If you ignore rising emissions from aviation and shipping along with those related to the UK’s imports and exports, a chirpy yarn can be told. But then why not omit cars, cement production and other so-called “hard to decarbonise” sectors? In reality, since 1990 carbon dioxide emissions associated with operating UK plc. have, in any meaningful sense, remained stubbornly static.[1] But let’s not just pick on the UK. The same can be said of many self-avowed climate-progressive nations, Denmark, France and Sweden amongst them. And then there’s evergreen Norway with emissions up 50% since 1990.

Sadly the subterfuge of these supposed progressives was conveniently hidden behind the new axis of climate-evil emerging in Katowice[2]: Trump’s USA; MBS’s Saudi; Putin’s Russia; and the Emir’s Kuwait – with Scott Morrison, Australia’s prime minister, quietly sniggering from the side-lines. But surely no one really expected more from this quintet of regressives. It’s the self-proclaimed paragons of virtue where the real intransigence (or absence of imagination) truly resides. When it comes to commitments made in Paris, the list of climate villains extends far and wide – with few if any world leaders escaping the net.

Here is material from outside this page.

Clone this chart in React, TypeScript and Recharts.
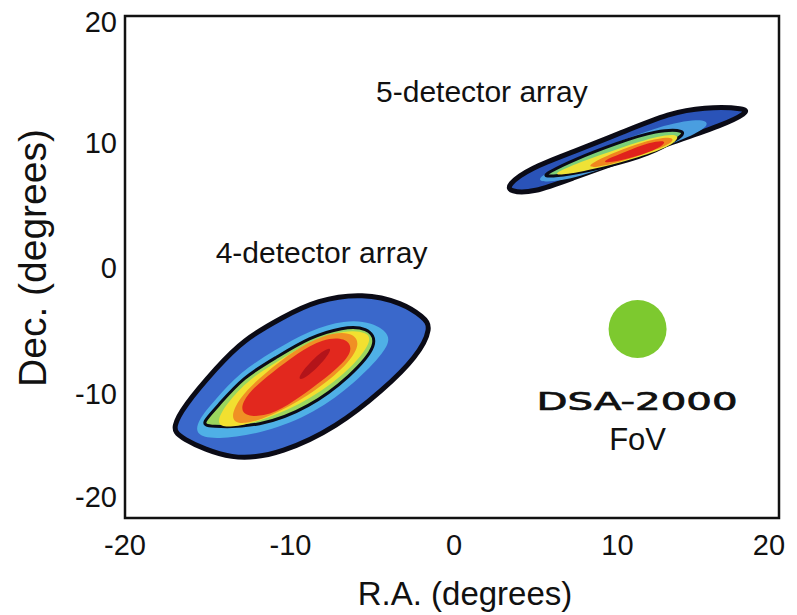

2) Let them eat cake: a legacy of failure & escalating inequity 
How is it that behind the glad-handing of policy makers and the mutterings of progress by many academics, NGOs and journalists, we continue to so fundamentally fail?

On mitigation, endless presentations infused with ‘negative emissions’, hints of geo-engineering and offsetting salved the conscience of Katowice’s high-carbon delegates. But when it came to addressing issues of international equity and climate change, no such soothing balm was available. I left my brief foray into the murky realm of equity with the uneasy conclusion that, just as we have wilfully deluded ourselves over mitigation, so we are doing when it comes to issues of fairness and funding.

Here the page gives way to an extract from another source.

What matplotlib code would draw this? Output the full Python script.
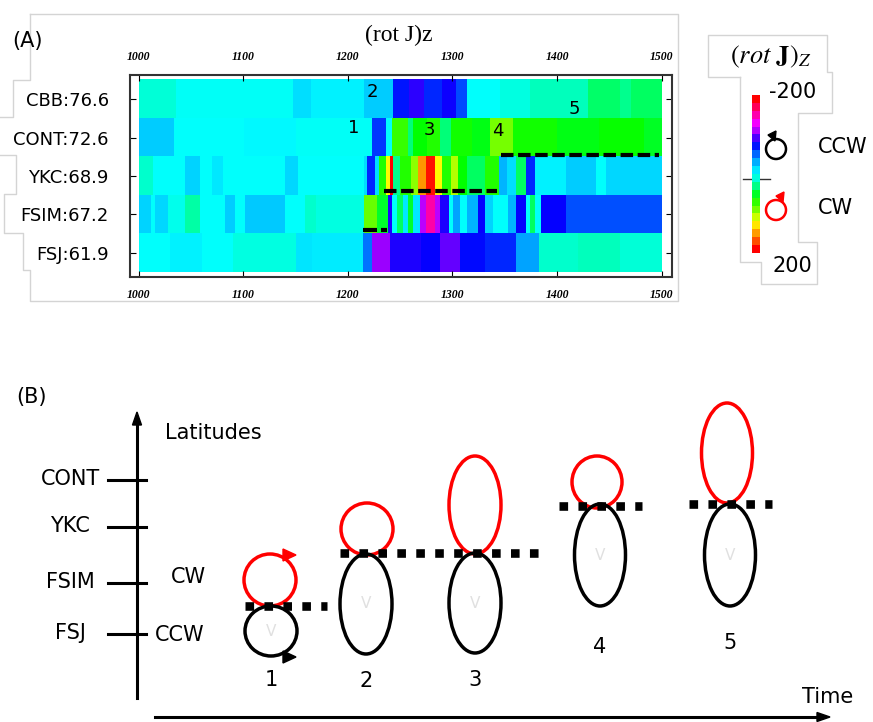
import numpy as np
import matplotlib
matplotlib.use('Agg')
import matplotlib.pyplot as plt
from matplotlib.colors import LinearSegmentedColormap, ListedColormap
from matplotlib.patches import Ellipse, Polygon

plt.rcParams['font.family'] = ['DejaVu Sans']
plt.rcParams['mathtext.fontset'] = 'stix'

W, H = 873, 722

# ---------------- panel A data: (rot J)z per station, piecewise constant in UT minutes
stations = ['CBB:76.6', 'CONT:72.6', 'YKC:68.9', 'FSIM:67.2', 'FSJ:61.9']
time_ticks = [1000, 1100, 1200, 1300, 1400, 1500]

cbb_t = [1000, 1035, 1147, 1164, 1215, 1243, 1258, 1272, 1290, 1303, 1314, 1345, 1374, 1429, 1460, 1470]
cbb_v = [12, 2, -15, -6, -22, -75, -88, -70, -82, -60, 0, 8, 20, 38, 30, 40]

cont_t = [1000, 1033, 1100, 1150, 1223, 1236, 1242, 1257, 1262, 1275, 1288, 1298, 1318, 1336, 1358, 1400, 1440, 1483]
cont_v = [-22, 0, -3, 2, -65, 0, 75, 35, 60, 70, 35, 65, 55, 95, 65, 55, 62, 52]

ykc_t = [1000, 1013, 1044, 1058, 1070, 1080, 1140, 1152, 1215, 1218, 1226, 1229, 1236, 1240, 1243, 1250,
         1260, 1267, 1274, 1283, 1290, 1298, 1305, 1314, 1331, 1344, 1352, 1360, 1370, 1379, 1408, 1437, 1446]
ykc_v = [15, 0, -20, 0, -10, 0, -18, 0, -15, -70, -15, 70, 130, 200, 30, 70,
         100, 160, 195, 130, 70, 110, 60, 40, 70, -30, -15, 40, -70, -5, -22, 0, -18]

fsim_t = [1000, 1011, 1015, 1028, 1044, 1058, 1082, 1092, 1101, 1140, 1159, 1169, 1215, 1228, 1238, 1242,
          1247, 1252, 1257, 1262, 1269, 1274, 1283, 1288, 1296, 1300, 1307, 1314, 1324, 1331, 1338, 1353,
          1360, 1370, 1374, 1379, 1384, 1408]
fsim_v = [-20, 0, -18, 5, 25, 0, -22, 0, -25, 0, 15, 8, 90, 50, -85, 0,
          40, -10, 50, -10, -120, -160, -120, -85, 0, -35, 0, -30, -80, -20, 0, -30,
          -80, 0, 40, 0, -80, -58]

fsj_t = [1000, 1030, 1060, 1090, 1150, 1165, 1214, 1223, 1240, 1270, 1288, 1307, 1331, 1360, 1382, 1420, 1460]
fsj_v = [0, -5, 0, 8, -12, -8, -50, -110, -85, -80, -100, -78, -70, -35, 15, 20, 12]

# event numbers marked on the map (time, row)
event_ids = ['1', '2', '3', '4', '5']
event_t = [1205, 1223, 1278, 1343, 1417]
event_row = [1.25, 0.31, 1.3, 1.33, 0.76]

# boundary dashes on the map: (t0, t1, row)
bound_t0 = [1234, 1346]
bound_t1 = [1343, 1498]
bound_row = [2.89, 1.95]

# colour scale
cmap_vals = [-200, -170, -140, -110, -80, -50, -25, 0, 25, 60, 100, 130, 160, 200]
cmap_cols = ['#ff0000', '#ff0080', '#ff00ff', '#9900ff', '#0000ff', '#0070ff', '#00c8ff', '#00ffff',
             '#00ffaa', '#00ff00', '#88ff00', '#ffff00', '#ff9900', '#ff0000']

# ---------------- panel B schematic
lat_names = ['CONT', 'YKC', 'FSIM', 'FSJ']
lat_y = [480, 527, 583, 634]
vortex_ids = ['1', '2', '3', '4', '5']
cw_x = [270, 367, 475, 597, 727]
cw_y = [580, 529, 505, 482, 453]
cw_w = [52, 52, 52, 50, 51]
cw_h = [52, 52, 98, 52, 100]
ccw_x = [271, 366, 475, 600, 730]
ccw_y = [631, 604, 603, 555, 555]
ccw_w = [52, 52, 52, 51, 51]
ccw_h = [50, 100, 100, 102, 102]
label_y = [680, 681, 680, 647, 643]
sep_y = [606, 553, 506, 504]
sep_x0 = [245, 340, 559, 689]
sep_x1 = [327, 542, 642, 772]


def expand(times, vals, grid):
    idx = np.searchsorted(times, grid, side='right') - 1
    return np.array(vals, dtype=float)[idx]


def px_axes(x0, y0, x1, y1):
    return fig.add_axes([x0 / W, 1 - y1 / H, (x1 - x0) / W, (y1 - y0) / H])


fig = plt.figure(figsize=(W / 100, H / 100), dpi=100)

# overlay in pixel coordinates for the schematic parts
ov = fig.add_axes([0, 0, 1, 1])
ov.set_xlim(0, W)
ov.set_ylim(H, 0)
ov.axis('off')

cmap = LinearSegmentedColormap.from_list(
    'rotj', [((v + 200) / 400, c) for v, c in zip(cmap_vals, cmap_cols)], N=256)

# ---------------- heat map
t_grid = np.arange(1000, 1500) + 0.5
Z = np.vstack([expand(cbb_t, cbb_v, t_grid), expand(cont_t, cont_v, t_grid),
               expand(ykc_t, ykc_v, t_grid), expand(fsim_t, fsim_v, t_grid),
               expand(fsj_t, fsj_v, t_grid)])

ax = px_axes(129.5, 75, 672, 277)
ax.imshow(Z, cmap=cmap, vmin=-200, vmax=200, extent=[1000, 1500, 5, 0],
          aspect='auto', interpolation='nearest')
ax.set_xlim(991, 1510)
ax.set_ylim(5.13, -0.13)
ax.set_xticks(time_ticks)
ax.set_xticklabels([str(t) for t in time_ticks], fontfamily='Liberation Serif', fontstyle='italic',
                   fontweight='bold', fontsize=8.5)
ax.set_yticks(np.arange(5) + 0.5)
ax.set_yticklabels(stations, fontsize=13)
ax.tick_params(axis='y', direction='in', length=4, left=True, right=True, pad=15)
ax.tick_params(axis='x', direction='in', length=4, top=True, bottom=True,
               labeltop=True, labelbottom=True, pad=9)
for sp in ax.spines.values():
    sp.set_linewidth(1.5)
    sp.set_color('#333333')

for t0, t1, r in zip(bound_t0, bound_t1, bound_row):
    ax.plot([t0, t1], [r, r], color='black', lw=3, dashes=(3, 1.1), solid_capstyle='butt',
            dash_capstyle='butt')
# short dash-dot under event 1
ax.plot([1214.5, 1228], [3.9, 3.9], color='black', lw=3, solid_capstyle='butt')
ax.plot([1232, 1237], [3.9, 3.9], color='black', lw=3, solid_capstyle='butt')

for lab, t, r in zip(event_ids, event_t, event_row):
    ax.text(t, r, lab, fontsize=13, ha='center', va='center')

ov.text(399, 35, '(rot J)z', fontsize=17, family='Liberation Serif', ha='center', va='center')
ov.text(27, 41, '(A)', fontsize=15, ha='center', va='center')

# ---------------- colour bar legend
cmap20 = ListedColormap(cmap(np.linspace(0, 1, 20)))
cax = px_axes(752, 95, 760, 253)
cax.imshow(np.linspace(-200, 200, 20)[:, None], cmap=cmap20, vmin=-200, vmax=200, aspect='auto',
           interpolation='nearest')
cax.axis('off')
ov.plot([743, 770], [179, 179], color='#333333', lw=1)
ov.text(771, 57, r'$(rot\ \mathbf{J})_Z$', fontsize=19, ha='center', va='center')
ov.text(769, 92, '-200', fontsize=15, ha='left', va='center')
ov.text(773, 266, '200', fontsize=15, ha='left', va='center')
ov.text(818, 147, 'CCW', fontsize=15, ha='left', va='center')
ov.text(818, 208, 'CW', fontsize=15, ha='left', va='center')
ov.add_patch(Ellipse((776, 149), 20, 20, fill=False, ec='black', lw=1.8))
ov.add_patch(Polygon([[768, 135], [776, 131], [775, 141]], closed=True, fc='black', ec='black'))
ov.add_patch(Ellipse((776, 210), 20, 20, fill=False, ec='red', lw=1.8))
ov.add_patch(Polygon([[776, 196], [784, 192], [783, 202]], closed=True, fc='red', ec='red'))

# light grey outlines of the pasted panels
grey = '#d4d4d4'
ov.plot([30, 678, 678, 30, 30, 23, 23, 4, 4, 16, 16, 0], [14, 14, 301, 301, 270, 270, 233, 233, 194, 194, 155, 155],
        color=grey, lw=1)
ov.plot([0, 13, 13, 30, 30], [117, 117, 80, 80, 14], color=grey, lw=1)
ov.plot([740, 708, 708, 827, 827, 832, 832, 798, 798, 817, 817, 761, 761, 740, 740],
        [77, 77, 35, 35, 72, 72, 113, 113, 242, 242, 284, 284, 262, 262, 77], color=grey, lw=1)

# ---------------- panel B
ov.text(32, 397, '(B)', fontsize=15, ha='center', va='center')
ov.plot([137, 137], [424, 698], color='black', lw=2.2)
ov.add_patch(Polygon([[137, 412], [132.5, 425], [141.5, 425]], closed=True, fc='black', ec='black'))
ov.plot([155, 818], [717, 717], color='black', lw=2.2)
ov.add_patch(Polygon([[830, 717], [817, 712.5], [817, 721.5]], closed=True, fc='black', ec='black'))
ov.text(165, 433, 'Latitudes', fontsize=15, ha='left', va='center')
ov.text(828, 697, 'Time', fontsize=15, ha='center', va='center')
for name, y in zip(lat_names, lat_y):
    ov.plot([108, 146], [y, y], color='black', lw=2.2)
    ov.text(70, y - 1, name, fontsize=15, ha='center', va='center')
ov.text(171, 577, 'CW', fontsize=15, ha='left', va='center')
ov.text(155, 635, 'CCW', fontsize=15, ha='left', va='center')

for i in range(len(vortex_ids)):
    ov.add_patch(Ellipse((cw_x[i], cw_y[i]), cw_w[i], cw_h[i], fill=False, ec='red', lw=2.5, zorder=3))
    ov.add_patch(Ellipse((ccw_x[i], ccw_y[i]), ccw_w[i], ccw_h[i], fill=False, ec='black', lw=2.5, zorder=3))
    ov.text(ccw_x[i], ccw_y[i], 'V', fontsize=11, color='#e0e0e0', ha='center', va='center')
    ov.text(ccw_x[i], label_y[i], vortex_ids[i], fontsize=15, ha='center', va='center')

for y, x0, x1 in zip(sep_y, sep_x0, sep_x1):
    ov.plot([x0, x1], [y, y], color='black', lw=6.2, dashes=(1, 1.2), dash_capstyle='butt', zorder=4)

# rotation arrows on vortex 1
ov.add_patch(Polygon([[283, 549], [283, 561], [296, 555]], closed=True, fc='red', ec='red', zorder=4))
ov.add_patch(Polygon([[283, 651], [283, 663], [296, 657]], closed=True, fc='black', ec='black', zorder=4))

fig.savefig('out.png', dpi=100)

COP after COP has seen the principal of ‘common but differentiated responsibility’ (CBDR) weakened. Put simply, CBDR requires wealthier nations (i.e. greater financial capacity) with high-emissions per capita (i.e. greater relative historical responsibility for emissions) to “take the lead in combating climate change”. This was a central tenet of the 1992 UN Framework Convention on Climate Change (UNFCCC), and specifically committed such wealthy nations to peak their emissions before 2000. Virtually all failed to do so.

In 1997, the Kyoto Protocol established binding but weak emission targets for these nations, with the intention of tightening them in a subsequent ‘commitment period’. The all-important second ‘commitment period’ was never ratified – partly because a new ‘regime’ for international mitigation was anticipated.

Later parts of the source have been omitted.